Perhaps more infuriating, however, is the fact that an enormous amount of PA money—foreign and domestic—goes to line the pockets of the Palestinian political elite. About two years ago, Hasan Khreishah, the deputy speaker of the Palestinian Legislative Council, spoke out on the issue. “Since the signing of the Oslo Accords,” he said, “we have had 12 Palestinian governments…. Each government [has]… at least 24 ministers. This means we have had 228 ministers, in addition to advisors. All receive high salaries and luxurious vehicles.” He went on to point out that the aforementioned PIF pays its chairman $35,000 per month, which is over 12 times the West Bank’s per capita gross domestic product in 2008—the most recent data available.
This is, unfortunately, the PA’s standard operating procedure. An EU audit of the years 2008-2012 found that around 2 billion Euros of its aid were lost to corruption. It has also been shown that Yasser Arafat and his advisors stole millions of dollars in foreign donations, turning them into billions as they moved the money around the world. According to several reports, this practice has continued—and may have gotten worse—under Abbas. And with the Palestinians’ acceptance into the United Nations Convention Against Corruption, the PA will now have a shield with which to protect itself from any real reform.
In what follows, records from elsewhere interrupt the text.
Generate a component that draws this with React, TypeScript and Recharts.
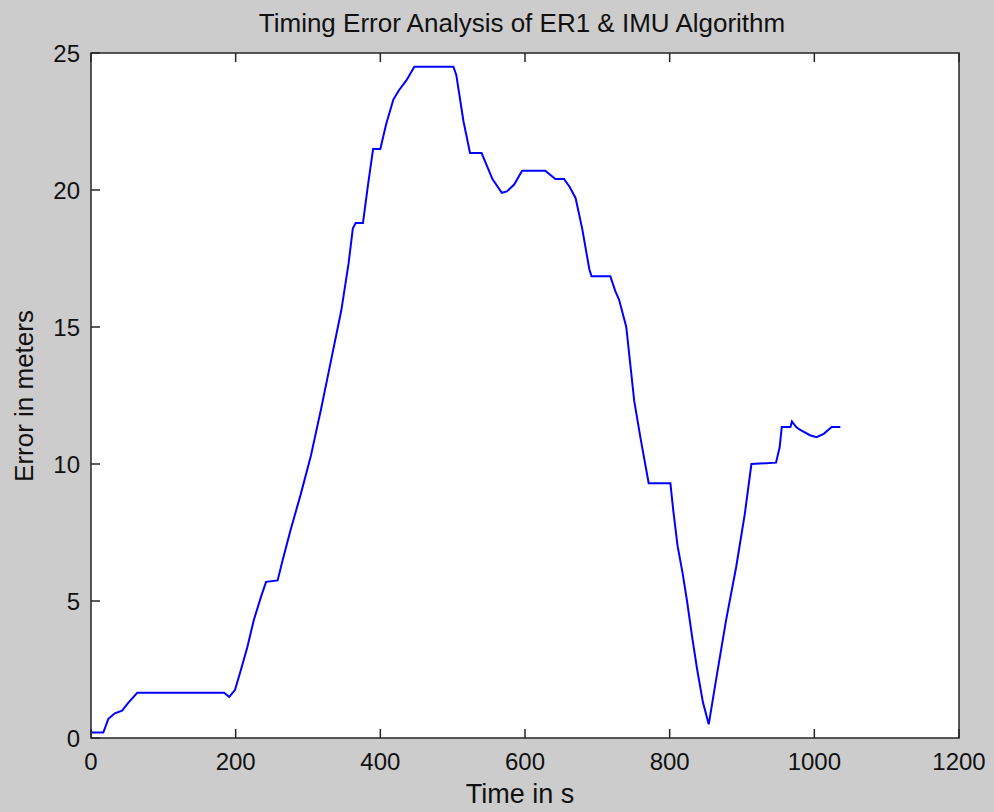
import React from 'react';
import { LineChart, Line, XAxis, YAxis } from 'recharts';

const timeSeconds = [
  0, 17, 24, 33, 43, 52, 64, 184, 191, 199, 206, 216, 225, 235, 242, 258, 265, 276, 290, 304,
  318, 332, 346, 356, 362, 366, 376, 383, 390, 400, 408, 418, 426, 436, 447, 501, 505, 515, 524, 540,
  555, 568, 575, 585, 596, 628, 642, 654, 662, 670, 679, 689, 692, 718, 725, 730, 740, 751, 760, 771,
  801, 805, 811, 818, 824, 831, 838, 846, 854, 864, 878, 892, 904, 913, 947, 952, 955, 967, 969, 975,
  980, 994, 1003, 1013, 1024, 1036,
];
const errorMeters = [
  0.2, 0.2, 0.7, 0.9, 1.0, 1.3, 1.65, 1.65, 1.5, 1.75, 2.37, 3.3, 4.3, 5.15, 5.7, 5.75, 6.5, 7.6, 8.9, 10.3,
  12.0, 13.8, 15.6, 17.3, 18.6, 18.8, 18.8, 20.2, 21.5, 21.5, 22.4, 23.3, 23.65, 24.0, 24.5, 24.5, 24.2, 22.5, 21.35, 21.35,
  20.4, 19.9, 19.95, 20.2, 20.7, 20.7, 20.4, 20.4, 20.1, 19.7, 18.6, 17.1, 16.85, 16.85, 16.3, 16.0, 15.0, 12.3, 10.9, 9.3,
  9.3, 8.3, 7.0, 6.0, 5.0, 3.7, 2.5, 1.3, 0.5, 2.1, 4.3, 6.25, 8.2, 10.0, 10.05, 10.6, 11.35, 11.35, 11.55, 11.35,
  11.25, 11.05, 10.98, 11.1, 11.35, 11.35,
];

const xTicks = [0, 200, 400, 600, 800, 1000, 1200];
const yTicks = [0, 5, 10, 15, 20, 25];

const titleText = 'Timing Error Analysis of ER1 & IMU Algorithm';
const xLabelText = 'Time in s';
const yLabelText = 'Error in meters';

const data = timeSeconds.map((t, i) => ({ t, v: errorMeters[i] }));

const W = 994;
const H = 812;
const PL = 91;
const PT = 53;
const PR = 959;
const PB = 738;
const AXW = 1;
const M = { top: PT - AXW, right: W - PR - AXW, bottom: H - PB - AXW, left: PL - AXW };
const FONT = '"Liberation Sans", Arial, sans-serif';
const AXIS = '#262626';
const TICK = 9;

const BottomTick = (p: any) => (
  <g>
    <line x1={p.x} y1={PB} x2={p.x} y2={PB - TICK} stroke={AXIS} strokeWidth={1.5} />
    <text x={p.x} y={PB + 32} textAnchor="middle" fontFamily={FONT} fontSize={24} fill="#111">
      {p.payload.value}
    </text>
  </g>
);
const TopTick = (p: any) => (
  <line x1={p.x} y1={PT} x2={p.x} y2={PT + TICK} stroke={AXIS} strokeWidth={1.5} />
);
const LeftTick = (p: any) => (
  <g>
    <line x1={PL} y1={p.y} x2={PL + TICK} y2={p.y} stroke={AXIS} strokeWidth={1.5} />
    <text x={PL - 11} y={p.y + 9} textAnchor="end" fontFamily={FONT} fontSize={24} fill="#111">
      {p.payload.value}
    </text>
  </g>
);
const RightTick = (p: any) => (
  <line x1={PR} y1={p.y} x2={PR - TICK} y2={p.y} stroke={AXIS} strokeWidth={1.5} />
);

export default function App() {
  return (
    <div style={{ position: 'absolute', left: 0, top: 0, width: W, height: H, background: '#cccccc' }}>
      <div
        style={{
          position: 'absolute',
          left: PL,
          top: PT,
          width: PR - PL,
          height: PB - PT,
          background: '#ffffff',
        }}
      />
      <div style={{ position: 'absolute', left: 0, top: 0 }}>
        <LineChart width={W} height={H} data={data} margin={M}>
          <XAxis
            xAxisId="b"
            dataKey="t"
            type="number"
            domain={[0, 1200]}
            ticks={xTicks}
            height={AXW}
            tickSize={0}
            tickMargin={0}
            tickLine={false}
            tick={<BottomTick />}
            axisLine={false}
            interval={0}
          />
          <XAxis
            xAxisId="t"
            orientation="top"
            dataKey="t"
            type="number"
            domain={[0, 1200]}
            ticks={xTicks}
            height={AXW}
            tickSize={0}
            tickMargin={0}
            tickLine={false}
            tick={<TopTick />}
            axisLine={false}
            interval={0}
          />
          <YAxis
            yAxisId="l"
            type="number"
            domain={[0, 25]}
            ticks={yTicks}
            width={AXW}
            tickSize={0}
            tickMargin={0}
            tickLine={false}
            tick={<LeftTick />}
            axisLine={false}
            interval={0}
          />
          <YAxis
            yAxisId="r"
            orientation="right"
            type="number"
            domain={[0, 25]}
            ticks={yTicks}
            width={AXW}
            tickSize={0}
            tickMargin={0}
            tickLine={false}
            tick={<RightTick />}
            axisLine={false}
            interval={0}
          />
          <Line
            xAxisId="b"
            yAxisId="l"
            type="linear"
            dataKey="v"
            stroke="#0000ff"
            strokeWidth={2}
            dot={false}
            isAnimationActive={false}
          />
        </LineChart>
      </div>
      <svg
        width={W}
        height={H}
        style={{ position: 'absolute', left: 0, top: 0, pointerEvents: 'none' }}
      >
        <rect
          x={PL}
          y={PT}
          width={PR - PL}
          height={PB - PT}
          fill="none"
          stroke={AXIS}
          strokeWidth={1.5}
        />
        <text x={522} y={32} textAnchor="middle" fontFamily={FONT} fontSize={26} fill="#111">
          {titleText}
        </text>
        <text x={520} y={803} textAnchor="middle" fontFamily={FONT} fontSize={27} fill="#111">
          {xLabelText}
        </text>
        <text
          x={33}
          y={396}
          textAnchor="middle"
          fontFamily={FONT}
          fontSize={26}
          fill="#111"
          transform="rotate(-90 33 396)"
        >
          {yLabelText}
        </text>
      </svg>
    </div>
  );
}
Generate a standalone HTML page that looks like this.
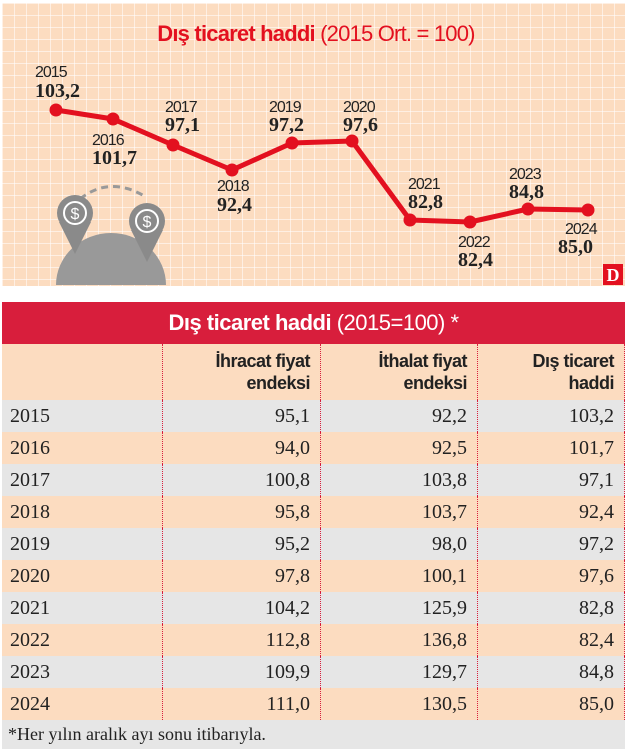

Despite the PA’s failure after more than twenty years to build the institutions necessary for statehood, Ban wrote that it was “the everyday reality of occupation provokes anger and despair, which are major drivers of violence and extremism and undermine any hope of a negotiated two-state solution.” In reality, the “violence and extremism” are driven by a political culture that promotes terror against Israel. The major obstacle to a two-state solution is the failure of the Palestinians to build their own state.